• **Brief**: Find the word "with" in the listing; pull out each line holding it.

☆ ☆ ☆ ☆ ☆ ☆ ☆

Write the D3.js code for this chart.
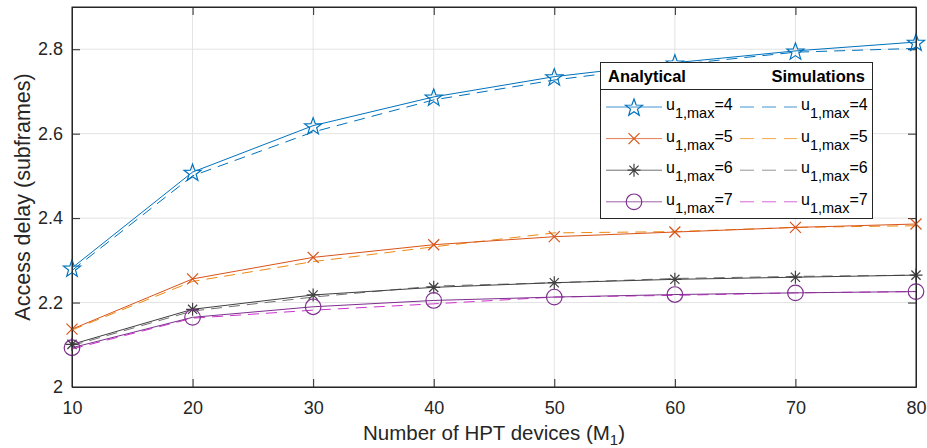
<!DOCTYPE html>
<html>
<head>
<meta charset="utf-8">
<script src="https://cdn.jsdelivr.net/npm/d3@7"></script>
<style>
  body { margin: 0; background: #fff; }
  svg { display: block; font-family: "Liberation Sans", Arial, sans-serif; }
</style>
</head>
<body>
<svg id="main-svg" width="927" height="448"></svg>
<script>
// number of HPT devices
var devices = [10, 20, 30, 40, 50, 60, 70, 80];

// analytical results
var anaU4 = [2.282, 2.509, 2.619, 2.687, 2.735, 2.768, 2.796, 2.817];
var anaU5 = [2.137, 2.256, 2.307, 2.337, 2.356, 2.367, 2.378, 2.386];
var anaU6 = [2.101, 2.184, 2.218, 2.236, 2.247, 2.255, 2.260, 2.265];
var anaU7 = [2.093, 2.165, 2.190, 2.205, 2.213, 2.219, 2.223, 2.226];

// simulation results
var simU4 = [2.276, 2.500, 2.604, 2.680, 2.727, 2.763, 2.793, 2.802];
var simU5 = [2.135, 2.250, 2.297, 2.332, 2.365, 2.368, 2.378, 2.382];
var simU6 = [2.098, 2.180, 2.213, 2.239, 2.247, 2.257, 2.262, 2.265];
var simU7 = [2.090, 2.163, 2.182, 2.197, 2.213, 2.217, 2.223, 2.226];

var uMax = [4, 5, 6, 7];
var xTicks = [10, 20, 30, 40, 50, 60, 70, 80];
var yTicks = [2, 2.2, 2.4, 2.6, 2.8];

var series = [
	{ ana: anaU4, sim: simU4, color: '#0072BD', simColor: '#0072BD', marker: 'star' },
	{ ana: anaU5, sim: simU5, color: '#D95319', simColor: '#EE8A10', marker: 'x' },
	{ ana: anaU6, sim: simU6, color: '#404040', simColor: '#707070', marker: 'asterisk' },
	{ ana: anaU7, sim: simU7, color: '#7E2F8E', simColor: '#CC33CC', marker: 'circle' }
];

var pLeft = 72, pRight = 916, pTop = 7, pBottom = 387;

var svg = d3.select( 'svg#main-svg' );

var x = d3.scaleLinear().domain( [10, 80] ).range( [pLeft, pRight] );
var y = d3.scaleLinear().domain( [2, 2.9] ).range( [pBottom, pTop] );

// grid
svg.append( 'g' ).selectAll( 'line' ).data( xTicks ).join( 'line' )
	.attr( 'x1', d => x( d ) ).attr( 'x2', d => x( d ) )
	.attr( 'y1', pTop ).attr( 'y2', pBottom )
	.attr( 'stroke', '#e3e3e3' ).attr( 'stroke-width', 1 );
svg.append( 'g' ).selectAll( 'line' ).data( yTicks ).join( 'line' )
	.attr( 'x1', pLeft ).attr( 'x2', pRight )
	.attr( 'y1', d => y( d ) ).attr( 'y2', d => y( d ) )
	.attr( 'stroke', '#e3e3e3' ).attr( 'stroke-width', 1 );

// axes with inner ticks (box style)
var tickLen = 8;
function styleAxis( g ) {
	g.selectAll( 'path' ).attr( 'stroke', '#262626' );
	g.selectAll( 'line' ).attr( 'stroke', '#262626' );
	g.selectAll( 'text' ).attr( 'fill', '#262626' ).style( 'font-size', '18px' )
		.style( 'font-family', '"Liberation Sans", Arial, sans-serif' );
}
svg.append( 'g' ).attr( 'transform', 'translate(0,' + pBottom + ')' )
	.call( d3.axisBottom( x ).tickValues( xTicks ).tickSizeInner( -tickLen ).tickSizeOuter( 0 ).tickPadding( 14 ) )
	.call( styleAxis );
svg.append( 'g' ).attr( 'transform', 'translate(0,' + pTop + ')' )
	.call( d3.axisTop( x ).tickValues( xTicks ).tickSizeInner( -tickLen ).tickSizeOuter( 0 ).tickFormat( '' ) )
	.call( styleAxis );
svg.append( 'g' ).attr( 'transform', 'translate(' + pLeft + ',0)' )
	.call( d3.axisLeft( y ).tickValues( yTicks ).tickSizeInner( -tickLen ).tickSizeOuter( 0 ).tickPadding( 9 ).tickFormat( d3.format( '' ) ) )
	.call( styleAxis );
svg.append( 'g' ).attr( 'transform', 'translate(' + pRight + ',0)' )
	.call( d3.axisRight( y ).tickValues( yTicks ).tickSizeInner( -tickLen ).tickSizeOuter( 0 ).tickFormat( '' ) )
	.call( styleAxis );

// markers
function starPath( r ) {
	var pts = [], ri = r * 0.41;
	for ( var i = 0; i < 10; i++ ) {
		var a = -Math.PI / 2 + i * Math.PI / 5, rr = i % 2 ? ri : r;
		pts.push( [ rr * Math.cos( a ), rr * Math.sin( a ) ] );
	}
	return 'M' + pts.join( 'L' ) + 'Z';
}
function drawMarker( g, type, cx, cy, color ) {
	var m = g.append( 'g' ).attr( 'transform', 'translate(' + cx + ',' + cy + ')' )
		.attr( 'stroke', color ).attr( 'fill', 'none' ).attr( 'stroke-width', 1.2 );
	if ( type === 'star' ) {
		m.append( 'path' ).attr( 'd', starPath( 9 ) ).attr( 'transform', 'translate(0,1)' );
	} else if ( type === 'x' ) {
		m.append( 'path' ).attr( 'd', 'M-5.5,-5.5L5.5,5.5M-5.5,5.5L5.5,-5.5' );
	} else if ( type === 'asterisk' ) {
		m.append( 'path' ).attr( 'd', 'M0,-6.5L0,6.5M-6.5,0L6.5,0M-4.6,-4.6L4.6,4.6M-4.6,4.6L4.6,-4.6' );
	} else {
		m.append( 'circle' ).attr( 'r', 7.8 );
	}
}

var line = d3.line().x( d => x( d[0] ) ).y( d => y( d[1] ) );
var dash = '11,7';

series.forEach( function( s ) {
	var g = svg.append( 'g' );
	g.append( 'path' ).datum( devices.map( ( d, i ) => [ d, s.sim[i] ] ) )
		.attr( 'd', line ).attr( 'fill', 'none' )
		.attr( 'stroke', s.simColor ).attr( 'stroke-width', 1 ).attr( 'stroke-dasharray', dash );
	g.append( 'path' ).datum( devices.map( ( d, i ) => [ d, s.ana[i] ] ) )
		.attr( 'd', line ).attr( 'fill', 'none' )
		.attr( 'stroke', s.color ).attr( 'stroke-width', 1 );
	devices.forEach( function( d, i ) {
		drawMarker( g, s.marker, x( d ), y( s.ana[i] ), s.color );
	} );
} );

// box
svg.append( 'rect' ).attr( 'x', pLeft ).attr( 'y', pTop )
	.attr( 'width', pRight - pLeft ).attr( 'height', pBottom - pTop )
	.attr( 'fill', 'none' ).attr( 'stroke', '#262626' ).attr( 'stroke-width', 1 );

// axis labels
svg.append( 'text' ).attr( 'x', ( pLeft + pRight ) / 2 ).attr( 'y', 440 )
	.attr( 'text-anchor', 'middle' ).attr( 'fill', '#262626' ).style( 'font-size', '20.5px' )
	.call( t => {
		t.append( 'tspan' ).text( 'Number of HPT devices (M' );
		t.append( 'tspan' ).attr( 'dy', 5 ).style( 'font-size', '15px' ).text( '1' );
		t.append( 'tspan' ).attr( 'dy', -5 ).text( ')' );
	} );
svg.append( 'text' ).attr( 'transform', 'translate(30,' + ( pTop + pBottom ) / 2 + ') rotate(-90)' )
	.attr( 'text-anchor', 'middle' ).attr( 'fill', '#262626' ).style( 'font-size', '21.5px' )
	.text( 'Access delay (subframes)' );

// legend
var lg = svg.append( 'g' );
lg.append( 'rect' ).attr( 'x', 600.5 ).attr( 'y', 62.5 ).attr( 'width', 272 ).attr( 'height', 156 )
	.attr( 'fill', '#fff' ).attr( 'stroke', '#262626' ).attr( 'stroke-width', 1 );
lg.append( 'line' ).attr( 'x1', 600.5 ).attr( 'x2', 872.5 ).attr( 'y1', 89.5 ).attr( 'y2', 89.5 )
	.attr( 'stroke', '#262626' );
lg.append( 'text' ).attr( 'x', 608 ).attr( 'y', 82 ).attr( 'font-weight', 'bold' )
	.style( 'font-size', '16.5px' ).attr( 'fill', '#000' ).text( 'Analytical' );
lg.append( 'text' ).attr( 'x', 865 ).attr( 'y', 82 ).attr( 'font-weight', 'bold' ).attr( 'text-anchor', 'end' )
	.style( 'font-size', '16.5px' ).attr( 'fill', '#000' ).text( 'Simulations' );

function uLabel( g, tx, ty, u ) {
	var t = g.append( 'text' ).attr( 'x', tx ).attr( 'y', ty ).attr( 'fill', '#000' ).style( 'font-size', '16px' );
	t.append( 'tspan' ).text( 'u' );
	t.append( 'tspan' ).attr( 'dy', 8 ).style( 'font-size', '14.5px' ).text( '1,max' );
	t.append( 'tspan' ).attr( 'dy', -8 ).text( '=' + u );
}

series.forEach( function( s, i ) {
	var ly = 107 + i * 31.6;
	lg.append( 'line' ).attr( 'x1', 606 ).attr( 'x2', 662 ).attr( 'y1', ly ).attr( 'y2', ly )
		.attr( 'stroke', s.color ).attr( 'stroke-width', 1 ).attr( 'stroke-opacity', 0.75 );
	drawMarker( lg, s.marker, 634, ly, s.color );
	uLabel( lg, 666, ly + 3, uMax[i] );
	lg.append( 'line' ).attr( 'x1', 740 ).attr( 'x2', 797 ).attr( 'y1', ly ).attr( 'y2', ly )
		.attr( 'stroke', s.simColor ).attr( 'stroke-width', 1 ).attr( 'stroke-opacity', 0.75 )
		.attr( 'stroke-dasharray', '14,8' );
	uLabel( lg, 801, ly + 3, uMax[i] );
} );
</script>
</body>
</html>
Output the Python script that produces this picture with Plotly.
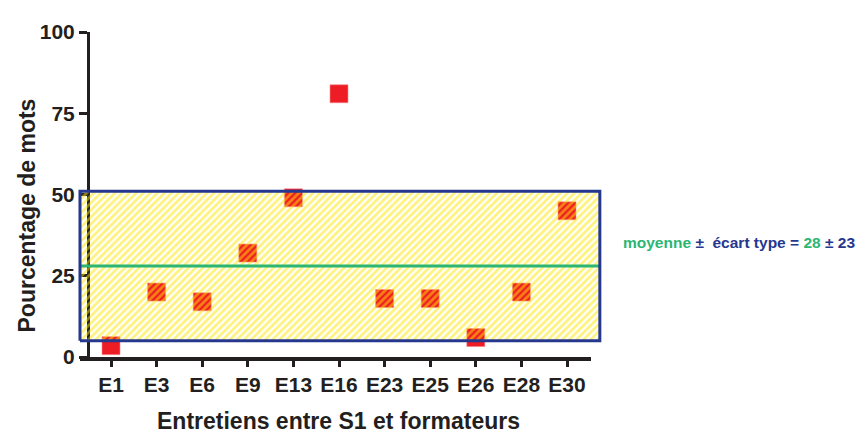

☆ ☆ ☆ ☆ ☆ ☆ ☆

• **Answer below**:
// axes with inner ticks (box style)
Output the Python script that produces this picture with Plotly.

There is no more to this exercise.